Now, consider another factor. The number of shippers declined during the recession and have slowly returned to pre-recession levels, reports Reuters. In fact, the shipping industry saw continued decline in rates and industry health for nearly five years. So, it would be natural for adoption rates of TMS solutions to be impacted by the financial crisis. Furthermore, adoption rates may have been much higher if the recession had not occurred.

Industrywide Adoption Rates Reflect Averages.

Seeing a 33-adoption rate seems problematic. But, that is a measure of adoption across numerous companies of different sizes. For smaller shippers, adoption rates remain near 10 percent, reports Bridget McCrea of Logistics Management magazine. Meanwhile, 25 percent of mid-sized shippers and 50 percent of larger organizations have embraced the TMS revolution. So, why do the adoption rates remain stagnant?

The answer lies in how TMS systems are delivered.

Initial Investment and Deployment Costs Have Decreased Dramatically.

Over the past few years, the adoption rates have started to increase. Among small and mid-sized shippers, overall adoption rates have increased 15 percent. Vendors report 20-percent growth following TMS adoption. Yet, the information has not been gathered into one resource, and even when combined, averaging the statistics together indicates a minimal rise in adoption rates.

On the other hand, cloud-based systems are pushing adoption rates forward as they require little investment and capital for deployment. Billed as a “pay-as-you-go phone plan,” more companies have noticed the possible benefits through cloud-based TMS adoption. Meanwhile, the driver shortage and increasing pressure from consumers is forcing companies to think about cutting wages or reducing inefficiencies wherever possible. Paired with the political upheaval of 2016, the only solution will be reducing inefficiencies.
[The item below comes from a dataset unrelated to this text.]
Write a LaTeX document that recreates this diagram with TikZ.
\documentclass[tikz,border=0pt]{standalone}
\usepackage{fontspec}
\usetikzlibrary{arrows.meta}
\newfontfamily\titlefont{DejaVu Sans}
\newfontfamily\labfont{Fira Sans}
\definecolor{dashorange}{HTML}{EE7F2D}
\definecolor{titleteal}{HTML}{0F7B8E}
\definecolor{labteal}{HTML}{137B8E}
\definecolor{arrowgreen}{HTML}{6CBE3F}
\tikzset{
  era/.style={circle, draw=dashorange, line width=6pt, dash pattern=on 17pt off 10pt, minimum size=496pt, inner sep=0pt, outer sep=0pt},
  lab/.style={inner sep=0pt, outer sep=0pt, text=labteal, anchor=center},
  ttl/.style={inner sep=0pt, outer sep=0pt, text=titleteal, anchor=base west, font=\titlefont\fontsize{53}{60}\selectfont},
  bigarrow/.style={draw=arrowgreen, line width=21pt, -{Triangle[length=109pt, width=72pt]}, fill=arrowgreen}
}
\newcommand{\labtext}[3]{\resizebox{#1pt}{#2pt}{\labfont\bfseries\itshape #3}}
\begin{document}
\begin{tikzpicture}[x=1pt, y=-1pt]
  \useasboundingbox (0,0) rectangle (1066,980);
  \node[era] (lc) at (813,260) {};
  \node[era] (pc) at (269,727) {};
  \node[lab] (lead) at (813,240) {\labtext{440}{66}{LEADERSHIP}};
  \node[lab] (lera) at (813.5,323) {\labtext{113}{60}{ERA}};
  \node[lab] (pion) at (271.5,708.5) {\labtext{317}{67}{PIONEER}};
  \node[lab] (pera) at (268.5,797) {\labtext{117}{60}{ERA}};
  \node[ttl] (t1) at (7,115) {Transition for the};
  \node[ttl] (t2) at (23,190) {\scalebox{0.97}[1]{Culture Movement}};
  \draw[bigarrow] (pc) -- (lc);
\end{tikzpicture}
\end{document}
What About the “Amazon Effect?”

Amazon has made great strides in eliminating inefficiencies and creating superior transport systems. The online giant has managed to escape its virtual prison in exchange for brick-and-mortar pickup locations, grocery stores and much more. Meanwhile, Amazon’s pricing continues to drive the average costs of shipping down around the globe, and even modern shippers have trouble keeping up with Amazon’s dedication to the fastest delivery windows possible. So, what does it mean for TMS adoption?

Amazon is like the vendor you never knew you had. They are operating in the background and feeding enough information to your customers to keep you looking for the next, best way to improve operations. This is the “Amazon Effect.”
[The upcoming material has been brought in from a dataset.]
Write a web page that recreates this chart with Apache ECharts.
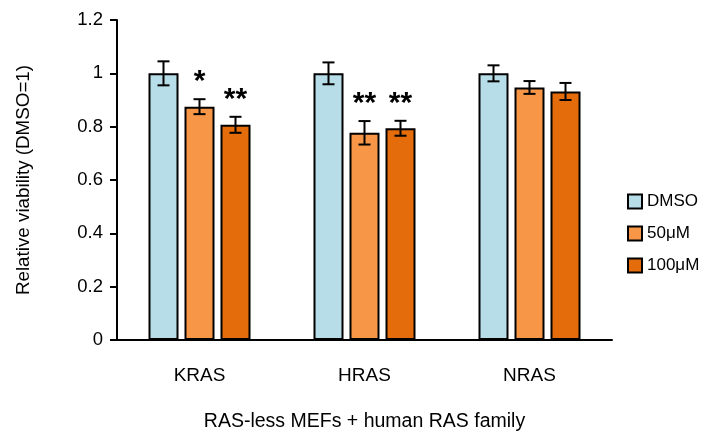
<!DOCTYPE html>
<html>
<head>
<meta charset="utf-8">
<script src="https://cdn.jsdelivr.net/npm/echarts@6/dist/echarts.min.js"></script>
<style>html,body{margin:0;padding:0;background:#fff}#c{width:708px;height:440px}</style>
</head>
<body>
<div id="c"></div>
<script>
var categories = ['KRAS', 'HRAS', 'NRAS'];
var seriesNames = ['DMSO', '50\u03bcM', '100\u03bcM'];
var dmso = [1.0, 1.0, 1.0];
var dose50 = [0.875, 0.777, 0.947];
var dose100 = [0.807, 0.794, 0.932];
var errDmso = [0.045, 0.041, 0.030];
var err50 = [0.028, 0.044, 0.024];
var err100 = [0.030, 0.028, 0.032];
var sig50 = ['*', '**', ''];
var sig100 = ['**', '**', ''];
var yTicks = [0, 0.2, 0.4, 0.6, 0.8, 1, 1.2];

var colors = ['#B7DEE8', '#F79646', '#E46C0A'];
var values = [dmso, dose50, dose100];
var errs = [errDmso, err50, err100];
var sigs = [[], sig50, sig100];

var chart = echarts.init(document.getElementById('c'), null, {renderer: 'canvas'});
var FONT = 'Liberation Sans, Arial, sans-serif';
var BAR_W = 30, GAP = 6;

function errSeries(k) {
  var data = categories.map(function (c, i) {
    return [i, values[k][i], errs[k][i], sigs[k][i] || ''];
  });
  return {
    type: 'custom',
    name: seriesNames[k] + ' err',
    z: 10,
    silent: true,
    renderItem: function (params, api) {
      var i = api.value(0), v = api.value(1), e = api.value(2);
      var s = data[params.dataIndex][3];
      var off = (k - 1) * (BAR_W + GAP);
      var top = api.coord([i, v + e]);
      var bot = api.coord([i, v - e]);
      var x = top[0] + off;
      var hw = 6;
      var children = [
        {type: 'line', shape: {x1: x, y1: top[1], x2: x, y2: bot[1]}, style: {stroke: '#000', lineWidth: 2}},
        {type: 'line', shape: {x1: x - hw, y1: top[1], x2: x + hw, y2: top[1]}, style: {stroke: '#000', lineWidth: 2}},
        {type: 'line', shape: {x1: x - hw, y1: bot[1], x2: x + hw, y2: bot[1]}, style: {stroke: '#000', lineWidth: 2}}
      ];
      if (s) {
        children.push({type: 'text', x: x, y: top[1] - 17, style: {text: s, fill: '#000', font: 'bold 30px ' + FONT, align: 'center', verticalAlign: 'middle'}});
      }
      return {type: 'group', children: children};
    },
    data: data
  };
}

var series = [];
for (var k = 0; k < 3; k++) {
  series.push({
    type: 'bar',
    name: seriesNames[k],
    data: values[k],
    barWidth: BAR_W,
    barGap: '20%',
    itemStyle: {color: colors[k], borderColor: '#000', borderWidth: 2}
  });
}
for (var k2 = 0; k2 < 3; k2++) series.push(errSeries(k2));

chart.setOption({
  animation: false,
  backgroundColor: '#fff',
  grid: {left: 117, right: 96, top: 20, bottom: 100, containLabel: false},
  legend: {
    data: seriesNames,
    orient: 'vertical',
    left: 622,
    top: 188,
    itemWidth: 14,
    itemHeight: 14,
    itemGap: 15,
    icon: 'rect',
    textStyle: {fontFamily: FONT, fontSize: 17, color: '#000', padding: [0, 0, 0, 0]},
    itemStyle: {borderColor: '#000', borderWidth: 2}
  },
  xAxis: {
    type: 'category',
    data: categories,
    name: 'RAS-less MEFs + human RAS family',
    nameLocation: 'middle',
    nameGap: 72,
    nameTextStyle: {fontFamily: FONT, fontSize: 19.5, color: '#000'},
    axisLine: {lineStyle: {color: '#000', width: 2}},
    axisTick: {show: false},
    axisLabel: {fontFamily: FONT, fontSize: 19, color: '#000', margin: 26}
  },
  yAxis: {
    type: 'value',
    min: 0,
    max: 1.2,
    interval: 0.2,
    name: 'Relative viability (DMSO=1)',
    nameLocation: 'middle',
    nameGap: 84,
    nameTextStyle: {fontFamily: FONT, fontSize: 18.8, color: '#000'},
    axisLine: {show: true, lineStyle: {color: '#000', width: 2}},
    axisTick: {show: true, length: 7, lineStyle: {color: '#000', width: 2}},
    splitLine: {show: false},
    axisLabel: {fontFamily: FONT, fontSize: 18.5, color: '#000', margin: 14,
      formatter: function (v) { return yTicks.indexOf(Math.round(v * 10) / 10) >= 0 ? String(Math.round(v * 10) / 10) : ''; }}
  },
  series: series
});
</script>
</body>
</html>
Since the rise of Amazon, more companies have entered the online shopping space, and omnichannel shopping options mean customers can order anything, anywhere. But, is the price of each item still lower than Amazon? It may be, and for shippers, this means that keeping product costs competitive will demand cuts to overhead costs wherever possible. Thus, implementing a TMS becomes the natural solution.

Amazon has also catalyzed more shippers to think about outsourcing their operations to Amazon directly. Think of eBay and other online venues that allow you to sell goods remotely. In some cases, purchasing a TMS may not even seem like a necessity. But, if you hope to continue operating as Amazon grows, you will not be able to avoid the TMS trend forever. Speaking of becoming a seller on Amazon, have you thought about what that means for the number of shippers doing business?
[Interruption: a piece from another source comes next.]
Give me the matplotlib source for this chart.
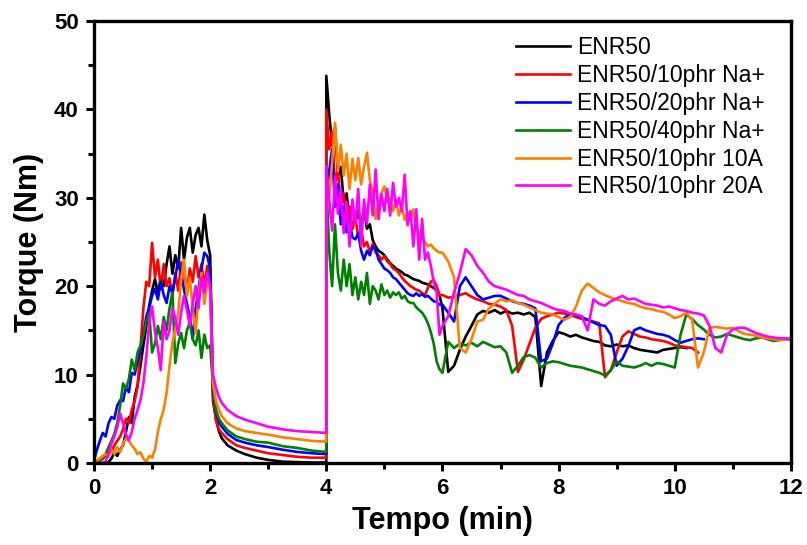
import numpy as np
import matplotlib
matplotlib.use('Agg')
import matplotlib.pyplot as plt
from matplotlib.ticker import MultipleLocator

plt.rcParams['font.family'] = ['Liberation Sans', 'DejaVu Sans']

# grades de tempo (min) por etapa do ensaio
tA = np.round(np.arange(0, 2.001, 0.05), 2)          # mistura inicial
tB = np.array([2.05, 2.1, 2.15, 2.2, 2.3, 2.45, 2.6, 2.8, 3.0, 3.25, 3.5, 3.75, 4.0])
tC = np.round(np.arange(4.0, 5.96, 0.05), 2)         # apos adicao
tD = np.round(np.arange(6.0, 12.001, 0.1), 1)
tempo = np.concatenate([tA, tB, tC, tD])

labels = ['ENR50', 'ENR50/10phr Na+', 'ENR50/20phr Na+', 'ENR50/40phr Na+',
          'ENR50/10phr 10A', 'ENR50/10phr 20A']
cores = ['#000000', '#ff0000', '#0000ff', '#008000', '#ff8000', '#ff00ff']

# ENR50
enr50 = [0, 0, 0, 0, 0, 0.1, 0.5, 1.2, 0.8, 1.5, 2.0, 3.5, 5.2, 4.5, 7.5, 8.8, 11.0, 13.3, 15.5, 17.8,
         19.5, 20.8, 19.2, 21.0, 20.0, 22.5, 24.5, 21.4, 23.5, 22.0, 26.6, 23.0, 25.5, 26.6, 23.8, 25.8,
         26.6, 24.5, 28.1, 25.2, 23.5,
         7.0, 5.0, 3.6, 2.8, 2.0, 1.4, 1.0, 0.6, 0.35, 0.15, 0.1, 0.05, 0.05,
         43.8, 39.5, 36.0, 38.0, 32.5, 33.5, 29.5, 30.5, 27.5, 28.8, 27.2, 28.5, 26.8, 28.8, 26.5, 27.0,
         25.2, 24.5, 24.0, 23.8, 23.5, 23.0, 22.6, 22.3, 22.0, 21.8, 21.6, 21.3, 21.2, 21.0, 20.8, 20.7,
         20.6, 20.4, 20.3, 20.2, 20.0, 19.8, 19.5, 19.0,
         17.5, 10.3, 11.0, 12.8, 14.3, 15.5, 16.8, 17.2, 17.0, 17.3, 16.9, 17.2, 16.9, 17.0, 16.8, 17.0,
         16.5, 8.7, 12.5, 13.8, 14.8, 14.6, 14.3, 14.5, 14.2, 14.0, 13.8, 13.7, 13.3, 13.2, 13.4, 13.2,
         13.3, 13.0, 12.8, 12.7, 12.6, 12.5, 12.8, 12.9, 13.0, 13.1, 13.0]

# ENR50/10phr Na+
na10 = [0, 0, 0.2, 0.5, 0.8, 1.5, 1.2, 2.0, 2.5, 3.0, 3.8, 5.0, 4.5, 6.0, 7.0, 8.6, 13.0, 17.5, 20.5, 20.0,
        24.9, 21.0, 23.0, 19.7, 22.5, 20.0, 20.9, 18.9, 21.5, 19.5, 22.7, 21.6, 19.5, 22.0, 20.5, 23.4,
        21.0, 22.5, 20.0, 22.3, 21.0,
        7.5, 4.8, 3.8, 3.4, 2.7, 2.0, 1.7, 1.4, 1.1, 0.9, 0.7, 0.6, 0.6,
        40.0, 35.5, 37.5, 31.5, 33.2, 29.0, 30.5, 27.5, 29.0, 26.5, 27.8, 25.5, 26.5, 24.5, 25.0, 23.8,
        24.8, 23.8, 23.5, 23.0, 23.4, 22.8, 22.5, 22.0, 21.8, 21.5, 21.0, 20.6, 20.3, 20.0, 19.8, 19.6,
        19.5, 19.2, 19.0, 19.8, 20.5, 20.7, 20.0, 19.0,
        19.0, 18.7, 18.8, 19.0, 19.2, 18.8, 18.5, 18.3, 18.0, 17.9, 17.7, 17.3, 15.5, 10.3, 11.7, 13.5,
        15.3, 16.3, 16.6, 16.8, 17.0, 16.9, 16.8, 16.5, 16.3, 16.2, 16.0, 15.8, 9.7, 10.5, 12.5, 14.3,
        14.9, 14.6, 14.3, 14.2, 14.0, 13.9, 13.8, 13.6, 13.3, 13.2, 13.1, 13.0, 12.5]

# ENR50/20phr Na+
na20 = [0.3, 1.5, 2.5, 3.4, 3.0, 4.5, 5.2, 5.0, 6.5, 7.1, 7.0, 8.6, 8.0, 10.2, 10.0, 11.5, 12.8, 14.5, 16.6,
        17.5, 18.9, 19.7, 18.5, 20.5, 19.0, 18.1, 20.0, 19.3, 21.0, 23.0, 21.5, 19.6, 18.0, 16.5, 14.0,
        17.5, 19.7, 22.0, 23.8, 23.4, 22.0,
        8.0, 5.8, 4.6, 4.1, 3.3, 2.6, 2.3, 2.0, 1.8, 1.5, 1.25, 1.1, 1.0,
        30.0, 33.0, 35.5, 29.0, 31.5, 27.0, 29.0, 26.1, 27.5, 25.5, 25.3, 26.0, 24.0, 23.0, 24.0, 23.5,
        24.5, 24.2, 23.0, 22.5, 22.0, 21.8, 21.5, 21.0, 20.8, 20.4, 20.0, 19.6, 19.2, 19.0, 18.9, 19.2,
        18.9, 19.1, 18.8, 18.9, 18.6, 18.3, 18.2, 17.9,
        17.9, 17.0, 16.0, 20.0, 21.0, 20.0, 19.0, 18.5, 18.7, 18.9, 18.9, 18.6, 18.3, 18.1, 18.0, 17.8,
        17.5, 11.5, 11.8, 13.5, 15.6, 16.4, 16.9, 16.7, 16.5, 16.2, 15.9, 15.6, 15.5, 14.5, 11.0, 11.8,
        13.2, 15.0, 15.3, 15.0, 14.8, 14.6, 14.5, 14.3, 13.9, 13.6, 13.8, 14.0, 14.1, 14.0]

# ENR50/40phr Na+
na40 = [0, 0.2, 0.3, 0.5, 1.0, 1.8, 2.5, 3.3, 4.5, 6.5, 9.0, 8.4, 9.5, 11.7, 10.5, 12.5, 13.3, 14.5, 16.0,
        17.0, 12.5, 13.5, 15.5, 14.0, 16.5, 15.0, 17.5, 19.3, 11.3, 13.5, 14.7, 13.0, 15.0, 15.9, 14.0,
        13.3, 15.0, 11.9, 14.5, 13.0, 13.3,
        8.5, 6.0, 5.0, 4.5, 3.7, 3.0, 2.7, 2.4, 2.3, 1.9, 1.7, 1.4, 1.25,
        31.7, 24.0, 20.0, 27.0, 21.5, 19.5, 23.0, 20.0, 22.5, 19.0, 21.0, 18.5, 20.5, 19.0, 21.5, 18.0,
        20.0, 19.5, 18.5, 20.2, 19.0, 19.5, 18.7, 19.3, 19.0, 19.3, 18.6, 18.9, 18.3, 18.1, 18.1, 17.6,
        17.3, 17.0, 16.5, 15.8, 14.8, 13.5, 11.5, 10.6,
        10.2, 13.7, 13.0, 13.5, 13.3, 13.6, 13.2, 13.7, 13.4, 13.1, 13.2, 12.5, 10.2, 11.0, 12.0, 12.2,
        11.9, 10.8, 11.3, 11.5, 11.4, 11.2, 11.0, 10.9, 10.8, 10.6, 10.4, 10.2, 9.9, 10.5, 11.5, 11.0,
        10.9, 10.8, 11.0, 11.3, 11.0, 11.3, 11.2, 11.0, 10.8, 14.5, 16.8, 16.3, 15.6, 15.1, 14.5, 14.2,
        14.3, 14.6, 14.4, 14.2, 14.0, 13.9, 14.1, 14.2, 14.0, 13.8, 13.9, 14.0, 14.0]

# ENR50/10phr 10A
a10 = [0, 0.3, 0.5, 0.8, 1.0, 0.7, 1.5, 1.0, 1.8, 1.2, 2.2, 2.8, 2.5, 2.0, 1.6, 1.0, 1.2, 0.5, 0.1, 0.8,
       0.6, 1.5, 3.5, 5.0, 6.0, 8.0, 11.0, 13.6, 15.2, 17.0, 20.7, 23.0, 18.9, 21.0, 17.5, 14.7, 19.0,
       21.5, 18.0, 20.5, 19.5,
       9.0, 7.0, 6.0, 5.3, 4.5, 3.9, 3.6, 3.4, 3.2, 2.9, 2.7, 2.5, 2.4,
       32.0, 30.0, 34.0, 38.5, 33.0, 36.0, 32.5, 35.0, 31.0, 34.4, 32.0, 34.5, 31.5, 33.5, 35.1, 32.0,
       30.6, 27.6, 29.5, 30.5, 31.3, 29.5, 30.0, 28.5, 29.8, 28.0, 29.0, 27.5, 28.3, 27.5, 28.7, 26.5,
       26.0, 25.5, 25.0, 24.5, 24.7, 24.3, 24.0, 23.8,
       23.8, 22.8, 21.0, 13.0, 12.5, 14.0, 16.0, 16.2, 17.5, 18.0, 18.5, 18.3, 18.4, 18.1, 17.9, 17.6,
       17.3, 17.0, 16.9, 16.8, 16.5, 16.2, 16.5, 17.7, 19.5, 20.3, 19.8, 19.3, 19.0, 18.7, 18.5, 18.3,
       18.1, 18.0, 17.7, 17.5, 17.4, 17.2, 17.1, 16.8, 16.4, 16.6, 17.0, 16.2, 10.8, 12.5, 15.3, 15.4,
       15.3, 15.2, 15.3, 14.9, 14.6, 14.5, 14.4, 14.2, 14.1, 14.0, 13.9, 14.0, 14.2]

# ENR50/10phr 20A
a20 = [0, 0, 0, 0, 0.2, 1.0, 2.2, 3.0, 4.0, 5.6, 4.5, 3.2, 2.6, 3.5, 5.0, 6.0, 7.1, 9.0, 12.0, 15.9, 17.7,
       14.8, 13.0, 10.5, 16.0, 14.0, 15.0, 17.5, 16.4, 14.5, 17.0, 18.9, 17.3, 15.5, 18.0, 20.0, 17.5,
       21.0, 19.3, 21.5, 20.0,
       10.0, 8.5, 7.5, 6.8, 6.0, 5.3, 4.9, 4.5, 4.1, 3.8, 3.6, 3.5, 3.4,
       33.6, 29.8, 26.3, 32.4, 28.2, 31.0, 26.0, 29.5, 24.5, 29.8, 27.0, 31.0, 24.5, 29.8, 27.0, 31.5,
       28.0, 33.2, 27.6, 30.4, 28.5, 31.0, 28.0, 31.7, 29.0, 30.0, 28.5, 32.6, 26.9, 28.5, 24.5, 28.7,
       23.0, 27.6, 23.0, 23.8, 22.3, 20.5, 19.3, 14.5,
       15.5, 16.6, 19.3, 21.5, 24.2, 23.5, 22.3, 21.5, 20.5, 20.0, 19.8, 19.6, 19.3, 19.0, 18.9, 18.5,
       18.3, 18.1, 17.8, 17.5, 17.3, 17.2, 16.9, 16.8, 16.6, 15.0, 18.5, 18.0, 17.8, 18.3, 18.6, 18.9,
       18.5, 18.6, 18.3, 18.0, 17.9, 17.8, 17.6, 17.7, 17.5, 17.3, 17.2, 17.0, 16.9, 16.7, 15.5, 13.0,
       12.5, 14.5, 15.1, 15.3, 15.3, 15.0, 14.7, 14.5, 14.3, 14.2, 14.1, 14.1, 14.0]

series = [enr50, na10, na20, na40, a10, a20]

fig = plt.figure(figsize=(8.07, 5.45), dpi=100)
ax = fig.add_axes([0.1165, 0.1505, 0.8635, 0.811])

for y, lab, c in zip(series, labels, cores):
    ax.plot(tempo[:len(y)], y, color=c, lw=1.9, label=lab)

ax.set_xlim(0, 12)
ax.set_ylim(0, 50)
ax.xaxis.set_major_locator(MultipleLocator(2))
ax.xaxis.set_minor_locator(MultipleLocator(1))
ax.yaxis.set_major_locator(MultipleLocator(10))
ax.yaxis.set_minor_locator(MultipleLocator(5))
ax.tick_params(which='major', direction='out', length=6, width=2.2, labelsize=16, pad=5)
ax.tick_params(which='minor', direction='out', length=4, width=2.2)
for lb in ax.get_xticklabels() + ax.get_yticklabels():
    lb.set_fontweight('bold')
for s in ax.spines.values():
    s.set_linewidth(2.4)

ax.set_xlabel('Tempo (min)', fontsize=22, fontweight='bold', labelpad=5)
ax.set_ylabel('Torque (Nm)', fontsize=22, fontweight='bold', labelpad=7)

ax.legend(loc='upper left', bbox_to_anchor=(0.5925, 0.986), frameon=False, fontsize=16.5,
          handlelength=2.36, handletextpad=0.3, labelspacing=0.21, borderaxespad=0)

fig.savefig('out.png', dpi=100)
They total number of shippers has decreased due to Amazon’s ability to take in whole companies and generate profits. With fewer shippers overall, 33-percent adoption rates mean that more shippers are using TMS now than there were in 2008.

What Else?

There will always be people who want to keep technology out of business, believing automation will cause problems in the supply chain, explains Inna Kuznetsova of Inbound Logistics. However, the TMS revolution is taking hold in all corners of the industry, and shippers need to start thinking about how they will respond to growing demand for cheaper products and zero-cost shipping. Yes, that’s free shipping! Customers want it, and if you cannot give it to them, they will go somewhere else. It is in your best interest to implement a TMS now, and 2017 is the year to do it.